A: I thought it had started to drop in Egypt. I know Somalia’s is very high. Everybody in that business says it’s on its way out. It will end. And again it has to do with education. That’s the danger for fundamentalists and extremists and nut bars. If you educate your women they’re going to ask you why on earth you’re doing what you’re doing.
Q: You write that the world has reached a tipping point in the fight for emancipation, yet these are ugly times. As we speak an investigation has been launched into the rape and murder of three sisters aged 6, 9 and 11 from the Indian village of Lakhni. Police initially said the deaths were accidental. Rape is endemic in India and the numbers are rising. Where is the hope in that?
A: Well there is hope and my book is very hard on India. I spent time there with Indian women who are trying to make change. I refer you to (Jyoti Singh Pandey) who was raped to death and what that has caused, not only a huge increase in awareness, but it’s created a movement. For years and years, decades, I dare say centuries, we didn’t dare interfere in somebody else’s business and if you criticized the way somebody else behaved, either as an official or a family member, people would be quick to say to you you’re not from here, this isn’t your culture, it’s not your religion, it’s none of your business. Are we going to knock into that pride and say you’re not doing a very good job for your women? I am. I think a lot of people are saying it. Most important, their own women are saying it.
Q: The sadism is almost beyond comprehension. I’m thinking here of the brutal death of Anene Booysen in South Africa. They used it call it jackrolling. Gang rape for sport. The subsequent protest in South Africa was actually quite restrained, at least initially and certainly compared with the New Delhi gang rape of Jyoti Singh Pandey.
A: But who took these people on before? Who stood up and said what a monstrous act this is? Who named names? Rape carries such incredible shame with it because we’ve been taught to be ashamed and until very recently people didn’t attack it. There’s evidence almost weekly now that people are saying, “I don’t care what you think the culture is, I don’t care what you claim the religion says, this has to stop.”
Q: These jackrolling guys, they don’t even fear retribution.
A: I’m not sure of that. I remember a young girl in Afghanistan. She had been given in what they call “baad” at the age of 4. (Baad is the illegal tribal practice of giving a young girl in order to resolve a conflict.) She got away when she was 8. She was all covered in burns. I said to the man beside me when I met her, “How can you do that to a little kid?” And he said, “We know it’s wrong but it’s our way.” And I thought ah, you know it’s wrong. You know what? You just left a door open. You can work with people when they know it’s wrong. We haven’t paid enough attention to the vile behaviour of men in many places to convince them that (their behaviour) is unacceptable.

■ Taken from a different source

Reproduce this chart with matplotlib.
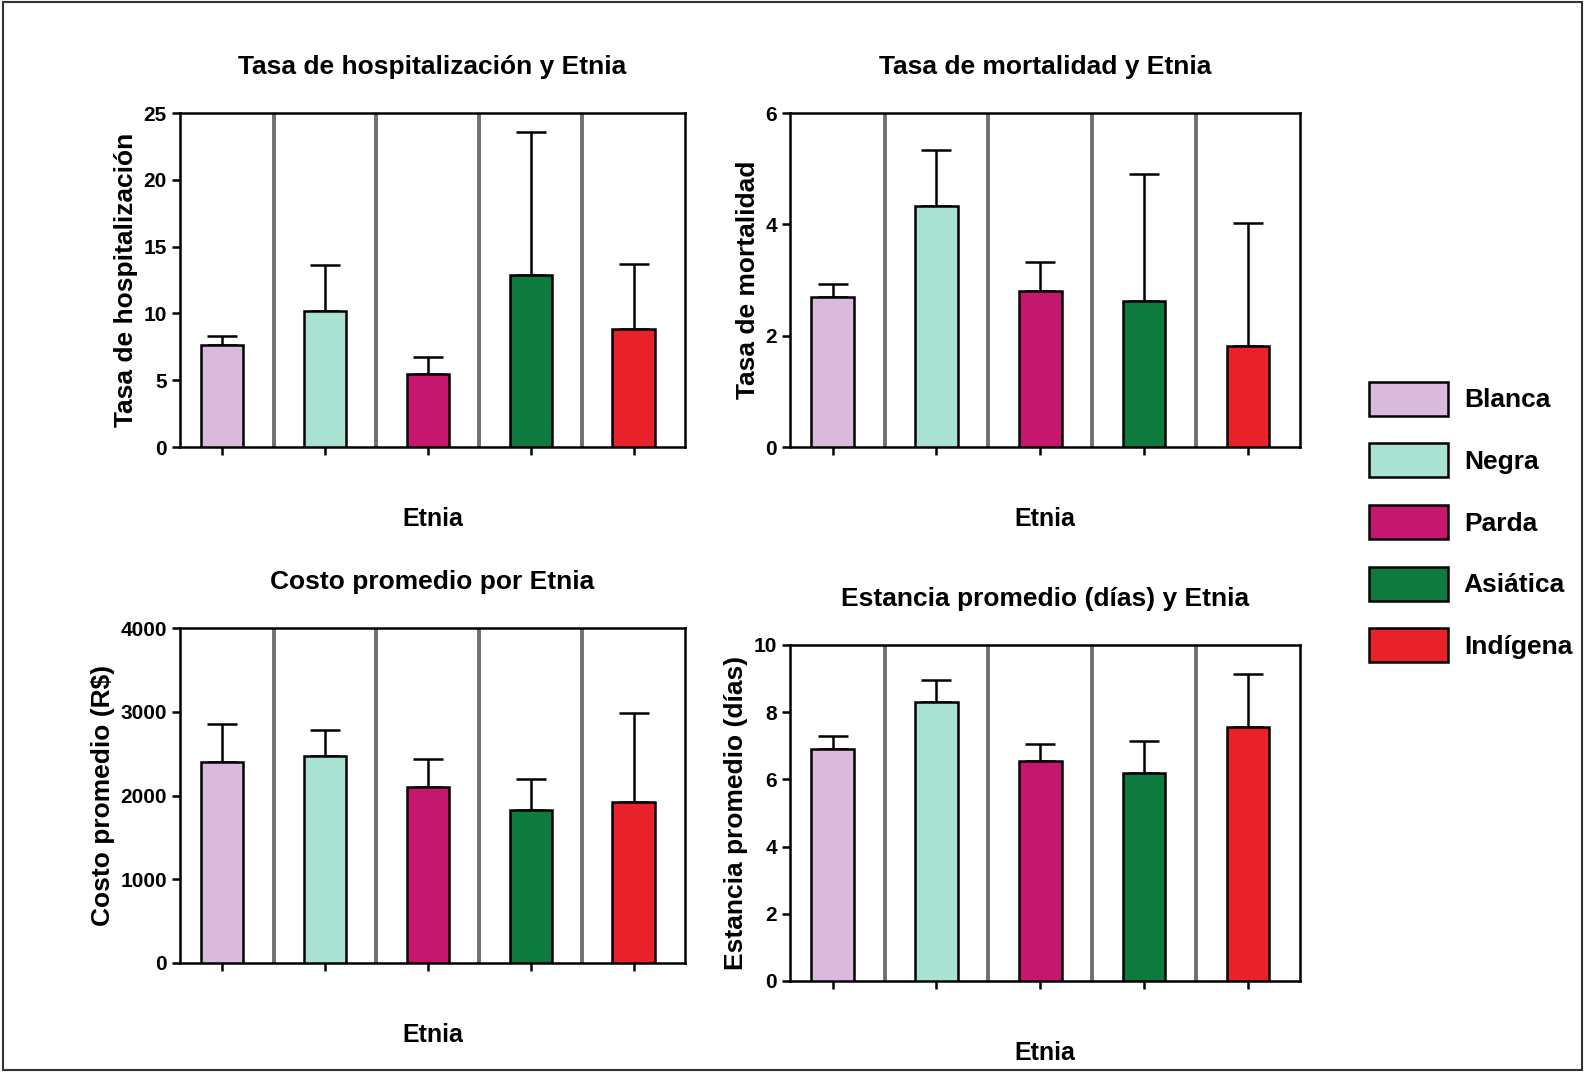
import matplotlib.pyplot as plt
from matplotlib.patches import Patch, Rectangle

plt.rcParams['font.family'] = ['Liberation Sans', 'DejaVu Sans']
plt.rcParams['font.weight'] = 'bold'

etnias = ['Blanca', 'Negra', 'Parda', 'Asiática', 'Indígena']
colores = ['#d9b9dc', '#a9e2d2', '#c6176f', '#0f7a3e', '#e9212b']

hosp = [7.6, 10.2, 5.5, 12.9, 8.8]
hosp_top = [8.3, 13.6, 6.7, 23.6, 13.7]
mort = [2.7, 4.33, 2.8, 2.62, 1.82]
mort_top = [2.92, 5.33, 3.32, 4.9, 4.02]
costo = [2400, 2470, 2100, 1830, 1920]
costo_top = [2850, 2780, 2430, 2200, 2990]
estancia = [6.9, 8.3, 6.55, 6.2, 7.55]
estancia_top = [7.3, 8.95, 7.05, 7.15, 9.15]

W, H = 1585, 1072
fig = plt.figure(figsize=(W / 100, H / 100), dpi=100)
fig.patches.append(Rectangle((0.002, 0.002), 0.996, 0.996, transform=fig.transFigure,
                             fill=False, edgecolor='#333333', lw=1.5))


def panel(box, vals, tops, ylim, yticks, title, ylabel):
    x0, y0, x1, y1 = box
    ax = fig.add_axes((x0 / W, 1 - y1 / H, (x1 - x0) / W, (y1 - y0) / H))
    xs = range(len(vals))
    err = [[0] * len(vals), [t - v for t, v in zip(tops, vals)]]
    ax.bar(xs, vals, width=0.41, color=colores, edgecolor='black', linewidth=1.8, zorder=3)
    ax.errorbar(xs, vals, yerr=err, fmt='none', ecolor='black', elinewidth=1.8,
                capsize=11, capthick=1.8, zorder=2)
    for s in [0.5, 1.5, 2.5, 3.5]:
        ax.axvline(s, color='#707070', lw=2.8, zorder=1)
    ax.set_xlim(-0.41, 4.5)
    ax.set_ylim(*ylim)
    ax.set_yticks(yticks)
    ax.set_xticks(list(xs))
    ax.set_xticklabels([])
    for sp in ax.spines.values():
        sp.set_linewidth(1.8)
    ax.tick_params(axis='both', width=1.8, length=6, labelsize=15)
    ax.set_title(title, fontsize=19, fontweight='bold', pad=28)
    ax.set_ylabel(ylabel, fontsize=19, fontweight='bold')
    ax.set_xlabel('Etnia', fontsize=18, fontweight='bold', labelpad=34)
    return ax


panel((180, 113, 685, 447), hosp, hosp_top, (0, 25), range(0, 26, 5),
      'Tasa de hospitalización y Etnia', 'Tasa de hospitalización')
panel((790, 113, 1300, 447), mort, mort_top, (0, 6), range(0, 7, 2),
      'Tasa de mortalidad y Etnia', 'Tasa de mortalidad')
panel((180, 628, 685, 963), costo, costo_top, (0, 4000), range(0, 4001, 1000),
      'Costo promedio por Etnia', 'Costo promedio (R$)')
panel((790, 645, 1300, 981), estancia, estancia_top, (0, 10), range(0, 11, 2),
      'Estancia promedio (días) y Etnia', 'Estancia promedio (días)')

handles = [Patch(facecolor=c, edgecolor='black', linewidth=1.8) for c in colores]
fig.legend(handles, etnias, loc='center left', bbox_to_anchor=(1345 / W, 1 - 522 / H),
           frameon=False, fontsize=19, handlelength=3.0, handleheight=1.6,
           labelspacing=1.05, handletextpad=0.6)

fig.savefig('out.png', dpi=100)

Q: Contrast your world view today to the world view you had when you set out on this journey.
A: I set out on the journey because I knew those stories weren’t being told. I don’t think I had any idea that it would become my life’s work, but it did. I believe that the stories I’ve been watching all these years have taken a very significant turn and it’s the women themselves who are rescuing each other. It’s not governments. It’s not UN policy. It’s the women themselves.
Q: As your book went to press, did you ask yourself whether you had been tough enough?
A: I think the book’s pretty tough. The book is layered with the horror. And it’s not as if the horror happened 10 years ago. It’s happening today. I agree my take on it is new. But I think I’m right, because I’ve been talking to these women for 25 years and what they’re telling me today is very different to what they said even five years ago. It’s a matter of, we have to take care of ourselves. Everybody else has promised they would but they never did.